Mistakes are good: the CLI Ruby Gem Project

Posted by jendobes on February 21, 2018

Daily Phrases ruby gem: my first coding project that is 100% really truly mine. I love it even though it drove me absolutely insane for 72 hours.

My gem scrapes web pages to provide a daily phrase in 15 different languages along with an English translation. This seemed simple enough, and in the beginning it was. I spent two blissful days writing the structure and CLI of my gem, using stubs as the output. I was feeling confident and accomplished right up to building my scraper method. Then I was just flat out angry. NOTHING worked.

I originally tried using Nokogiri with CSS class selectors to scrape the phrase and translation text. No matter what I tried, Nokogiri consistently returned the dreaded => [ ]. After a day of table pounding and screaming “WHY!?” at my laptop, I realized Nokogiri wasn’t able to access the code I wanted since it’s wrapped in an iframe widget filled with JavaScript rendered content.

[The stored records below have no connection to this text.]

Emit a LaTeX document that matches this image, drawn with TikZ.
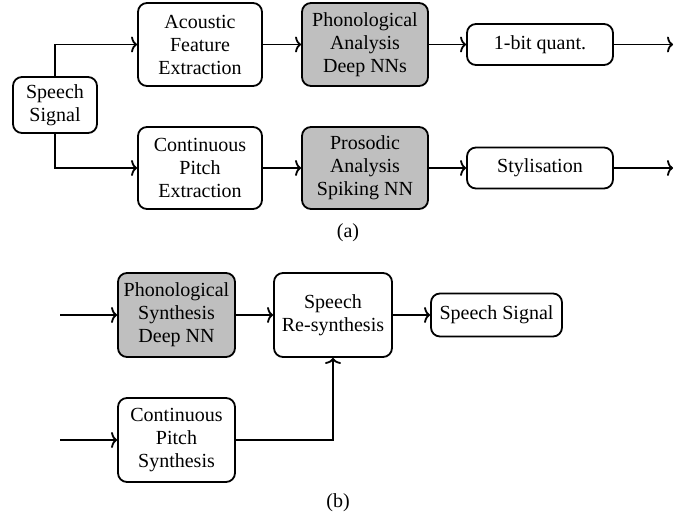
\documentclass[tikz,border=0pt]{standalone}
\usepackage{fontspec}
\setmainfont{Liberation Serif}
\usetikzlibrary{arrows.meta}
\begin{document}
\begin{tikzpicture}[x=1pt,y=-1pt,
  blk/.style={draw,line width=1.8pt,rounded corners=9pt,align=center,fill=white,inner sep=1pt,
    font=\fontsize{20}{23}\selectfont},
  gblk/.style={blk,fill=black!25},
  arr/.style={-{Computer Modern Rightarrow[length=6pt,width=16pt,line width=1.8pt]},line width=1.8pt},
  lbl/.style={font=\fontsize{20}{23}\selectfont}]
\useasboundingbox (0,0) rectangle (693,518);
% (a)
\node[blk,minimum width=84pt,minimum height=56pt] (sig) at (55,105) {Speech\\Signal};
\node[blk,minimum width=124pt,minimum height=83pt] (afe) at (200,44.5) {Acoustic\\Feature\\Extraction};
\node[blk,minimum width=124pt,minimum height=82pt] (cpe) at (200,168) {Continuous\\Pitch\\Extraction};
\node[gblk,minimum width=126pt,minimum height=83pt] (pa) at (365,44.5) {Phonological\\Analysis\\Deep NNs};
\node[gblk,minimum width=126pt,minimum height=82pt] (pro) at (365,168) {Prosodic\\Analysis\\Spiking NN};
\node[blk,minimum width=146pt,minimum height=41pt] (q) at (540,44.5) {1-bit quant.};
\node[blk,minimum width=146pt,minimum height=41pt] (sty) at (540,168) {Stylisation};
\coordinate (qo) at (673,44.5);
\coordinate (so) at (673,168);
\draw[arr] (sig) |- (afe);
\draw[arr] (sig) |- (cpe);
\draw[arr] (afe) -- (pa);
\draw[arr] (cpe) -- (pro);
\draw[arr] (pa) -- (q);
\draw[arr] (pro) -- (sty);
\draw[arr] (q) -- (qo);
\draw[arr] (sty) -- (so);
\node[lbl] (la) at (348,233) {(a)};
% (b)
\node[gblk,minimum width=117pt,minimum height=84pt] (ps) at (176.5,315) {Phonological\\Synthesis\\Deep NN};
\node[blk,minimum width=118pt,minimum height=84pt] (rs) at (333,315) {Speech\\Re-synthesis};
\node[blk,minimum width=131pt,minimum height=43pt] (ss) at (496.5,315) {Speech Signal};
\node[blk,minimum width=117pt,minimum height=84pt] (cps) at (176.5,440) {Continuous\\Pitch\\Synthesis};
\coordinate (pin) at (60,315);
\coordinate (cin) at (60,440);
\draw[arr] (pin) -- (ps);
\draw[arr] (cin) -- (cps);
\draw[arr] (ps) -- (rs);
\draw[arr] (rs) -- (ss);
\draw[arr] (cps) -| (rs);
\node[lbl] (lb) at (338,503) {(b)};
\end{tikzpicture}
\end{document}
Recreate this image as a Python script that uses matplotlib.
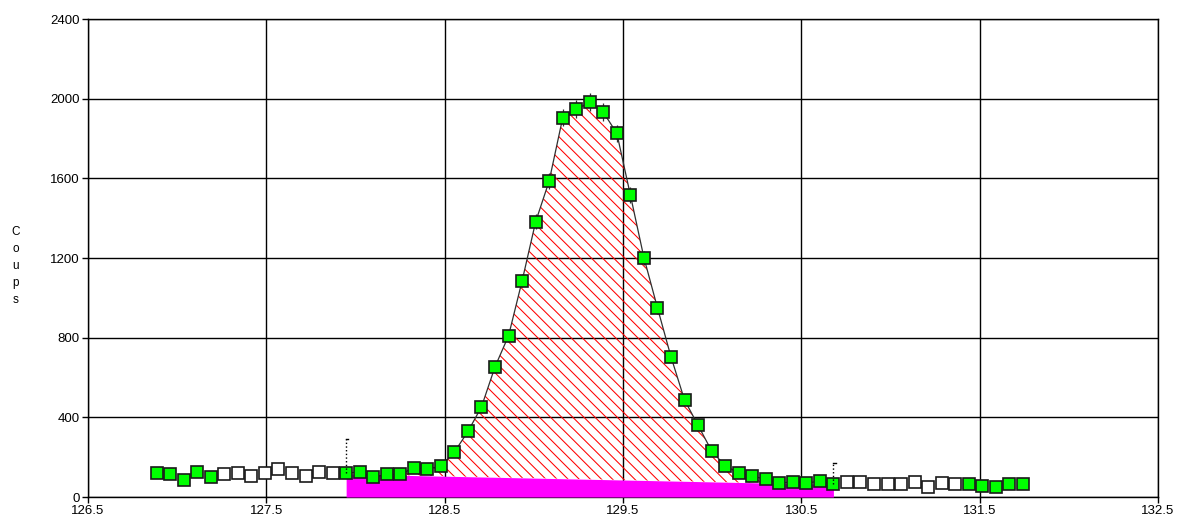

I needed to download a few gems such as Watir, Capybara and Chromedriver to create a headless browser that would access and load the JavaScript content for Nokogiri to scrape.

Between figuring out what exactly my problem was and coming up with a solution, I had passed 3 days of total and complete frustration, for which I am very grateful. I understand more about the mechanics of gems and web code than I ever would have if my initial Nokogiri scrape was successful. Here’s a quick overview of how my scraper method accesses content:

  1. create the browser variable using Watir and Chromedriver. Watir manipulates the browser after Chromedriver accesses the Chrome binary and launces a browser window.
  2. browser goes to the specified URL
  3. switch_to.frame allows Watir to access the nested iframe, specified by the iframe index. The iframe I needed was the only one on the page and therefore had an index of 0
  4. By accessing the iframe widget via Watir, the JavaScript rendered content is loaded and appears in the HTML. If Nokogiri tried to scrape the widget’s URL without Watir, it would only be able to access the source code which is devoid of the JavaScript content.
  5. Nokogiri parses the browser’s HTML, selects the desired JavaScript content, and returns the phrase and translation.
    browser = Watir::Browser.new :chrome
    browser.goto "https://www.transparent.com/word-of-the-day/today/#{input}.html"
    browser.driver.switch_to.frame(0)
    doc = Nokogiri::HTML.parse(browser.html)

    phrase_scrape = doc.css("p.js-wotd-fnphrase").text
    translation_scrape = doc.css("p.js-wotd-enphrase").text
    browser.driver.quit